Below are the records; collect from them each line containing the string "that".
## begin Provided entries
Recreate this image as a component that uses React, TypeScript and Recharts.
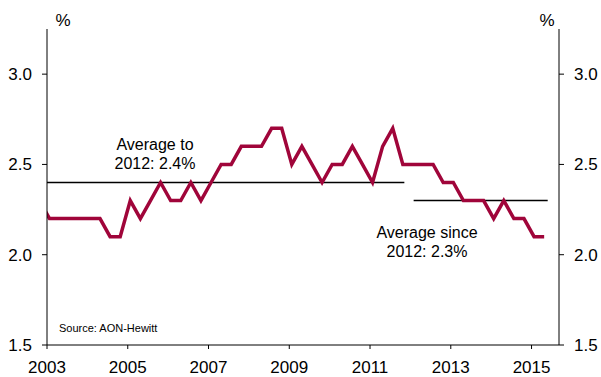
## end Provided entries
## begin Provided entries
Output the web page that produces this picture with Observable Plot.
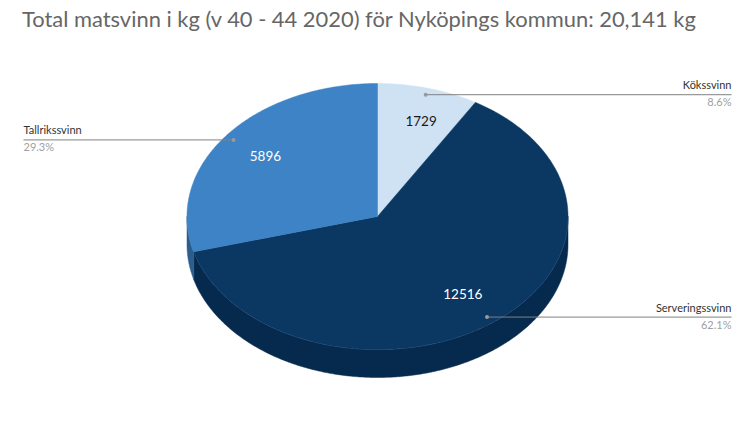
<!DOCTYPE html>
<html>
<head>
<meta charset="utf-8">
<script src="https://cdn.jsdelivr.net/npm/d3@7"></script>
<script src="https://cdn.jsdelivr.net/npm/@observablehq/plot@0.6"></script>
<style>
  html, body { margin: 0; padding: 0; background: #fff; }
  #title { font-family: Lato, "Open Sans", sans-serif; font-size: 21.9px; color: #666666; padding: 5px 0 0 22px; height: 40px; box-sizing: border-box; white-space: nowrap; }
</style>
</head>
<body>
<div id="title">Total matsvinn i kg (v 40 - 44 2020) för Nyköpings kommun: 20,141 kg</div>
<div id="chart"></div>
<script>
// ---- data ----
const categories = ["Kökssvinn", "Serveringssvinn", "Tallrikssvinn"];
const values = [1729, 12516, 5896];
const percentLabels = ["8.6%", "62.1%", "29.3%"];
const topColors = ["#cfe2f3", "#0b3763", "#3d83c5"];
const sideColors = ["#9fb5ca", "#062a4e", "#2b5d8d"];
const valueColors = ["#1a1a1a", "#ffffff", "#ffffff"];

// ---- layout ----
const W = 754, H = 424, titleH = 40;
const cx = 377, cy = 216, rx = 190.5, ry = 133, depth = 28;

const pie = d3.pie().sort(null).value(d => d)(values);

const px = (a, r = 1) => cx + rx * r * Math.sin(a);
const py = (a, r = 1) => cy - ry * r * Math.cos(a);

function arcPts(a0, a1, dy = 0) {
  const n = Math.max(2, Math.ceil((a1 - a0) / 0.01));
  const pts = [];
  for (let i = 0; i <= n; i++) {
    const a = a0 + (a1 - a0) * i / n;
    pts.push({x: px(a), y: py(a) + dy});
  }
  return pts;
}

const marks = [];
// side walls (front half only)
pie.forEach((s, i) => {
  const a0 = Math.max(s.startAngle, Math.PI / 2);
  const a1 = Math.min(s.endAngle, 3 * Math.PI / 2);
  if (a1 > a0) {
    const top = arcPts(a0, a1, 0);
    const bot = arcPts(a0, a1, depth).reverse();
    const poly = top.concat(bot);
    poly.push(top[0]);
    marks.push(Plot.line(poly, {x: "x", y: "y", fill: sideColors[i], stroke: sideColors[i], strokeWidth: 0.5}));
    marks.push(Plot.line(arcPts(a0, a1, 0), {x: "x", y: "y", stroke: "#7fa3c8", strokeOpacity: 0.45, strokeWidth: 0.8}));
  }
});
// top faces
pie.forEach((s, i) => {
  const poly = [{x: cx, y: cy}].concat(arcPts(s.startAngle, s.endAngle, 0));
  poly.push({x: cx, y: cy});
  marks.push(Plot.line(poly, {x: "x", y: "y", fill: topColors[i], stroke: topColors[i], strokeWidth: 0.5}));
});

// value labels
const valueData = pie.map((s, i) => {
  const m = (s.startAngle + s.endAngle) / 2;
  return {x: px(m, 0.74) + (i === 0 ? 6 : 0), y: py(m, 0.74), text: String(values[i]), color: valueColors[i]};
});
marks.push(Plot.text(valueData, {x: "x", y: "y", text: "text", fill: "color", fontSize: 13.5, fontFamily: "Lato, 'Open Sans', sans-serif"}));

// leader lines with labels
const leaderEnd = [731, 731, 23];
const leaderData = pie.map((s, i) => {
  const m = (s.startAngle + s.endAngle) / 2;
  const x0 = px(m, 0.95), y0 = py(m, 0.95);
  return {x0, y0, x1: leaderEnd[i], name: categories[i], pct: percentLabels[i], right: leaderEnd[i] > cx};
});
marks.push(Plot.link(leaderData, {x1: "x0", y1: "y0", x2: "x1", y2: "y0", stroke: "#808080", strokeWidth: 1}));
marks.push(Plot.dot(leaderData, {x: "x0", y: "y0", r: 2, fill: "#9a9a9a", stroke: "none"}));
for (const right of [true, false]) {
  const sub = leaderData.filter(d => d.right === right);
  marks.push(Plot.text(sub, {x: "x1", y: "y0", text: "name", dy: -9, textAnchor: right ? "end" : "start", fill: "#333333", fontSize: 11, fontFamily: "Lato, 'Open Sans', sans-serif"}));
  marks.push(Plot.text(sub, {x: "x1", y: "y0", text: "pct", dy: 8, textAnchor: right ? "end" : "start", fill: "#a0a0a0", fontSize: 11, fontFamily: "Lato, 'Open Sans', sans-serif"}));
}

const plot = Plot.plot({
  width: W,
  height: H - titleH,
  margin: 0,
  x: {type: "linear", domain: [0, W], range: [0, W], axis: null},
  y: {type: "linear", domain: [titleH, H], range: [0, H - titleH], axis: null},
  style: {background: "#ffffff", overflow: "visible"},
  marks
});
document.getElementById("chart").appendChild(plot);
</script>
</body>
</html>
## end Provided entries
## begin Provided entries
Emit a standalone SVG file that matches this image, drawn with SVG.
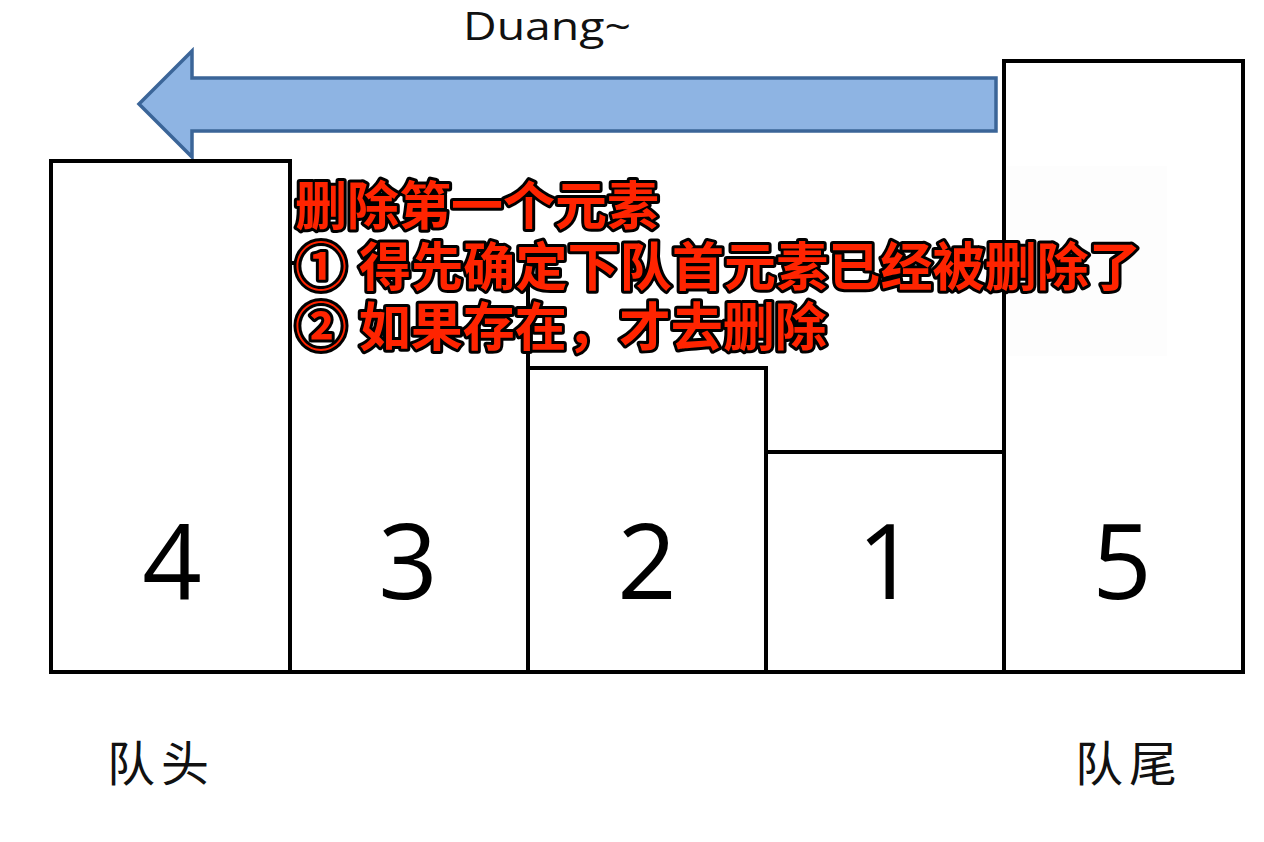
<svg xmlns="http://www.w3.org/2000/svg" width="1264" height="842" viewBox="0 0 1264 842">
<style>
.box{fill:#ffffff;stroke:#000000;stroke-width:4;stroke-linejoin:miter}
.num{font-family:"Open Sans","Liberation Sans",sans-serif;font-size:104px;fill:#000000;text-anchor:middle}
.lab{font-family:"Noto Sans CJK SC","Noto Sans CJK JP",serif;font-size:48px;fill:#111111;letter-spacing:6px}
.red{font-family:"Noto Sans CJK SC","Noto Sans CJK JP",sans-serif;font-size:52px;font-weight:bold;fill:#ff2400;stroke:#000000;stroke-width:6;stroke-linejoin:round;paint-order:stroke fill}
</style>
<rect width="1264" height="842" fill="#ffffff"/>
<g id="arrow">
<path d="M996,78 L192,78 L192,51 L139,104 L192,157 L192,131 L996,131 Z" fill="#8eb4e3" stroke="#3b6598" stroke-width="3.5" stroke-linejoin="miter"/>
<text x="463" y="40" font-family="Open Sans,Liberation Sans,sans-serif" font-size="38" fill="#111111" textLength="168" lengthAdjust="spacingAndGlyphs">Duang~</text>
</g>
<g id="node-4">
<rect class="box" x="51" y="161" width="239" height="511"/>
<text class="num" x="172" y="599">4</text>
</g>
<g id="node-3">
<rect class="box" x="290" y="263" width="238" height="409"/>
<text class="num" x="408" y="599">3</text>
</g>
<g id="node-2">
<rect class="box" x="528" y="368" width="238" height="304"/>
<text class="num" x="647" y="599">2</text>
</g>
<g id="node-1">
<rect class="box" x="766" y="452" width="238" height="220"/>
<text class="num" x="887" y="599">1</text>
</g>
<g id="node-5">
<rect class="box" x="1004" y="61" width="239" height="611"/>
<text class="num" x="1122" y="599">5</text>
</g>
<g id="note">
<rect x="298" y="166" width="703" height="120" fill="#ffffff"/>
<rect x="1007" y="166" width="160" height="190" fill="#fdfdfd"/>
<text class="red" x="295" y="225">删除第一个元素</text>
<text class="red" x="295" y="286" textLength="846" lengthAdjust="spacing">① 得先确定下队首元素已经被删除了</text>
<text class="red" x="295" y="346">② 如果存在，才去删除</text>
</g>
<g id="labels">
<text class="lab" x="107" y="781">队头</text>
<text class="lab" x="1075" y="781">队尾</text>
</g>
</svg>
## end Provided entries
## Response below
Recreate this image as a component that uses React, TypeScript and Recharts.
Output the web page that produces this picture with Observable Plot.
Emit a standalone SVG file that matches this image, drawn with SVG.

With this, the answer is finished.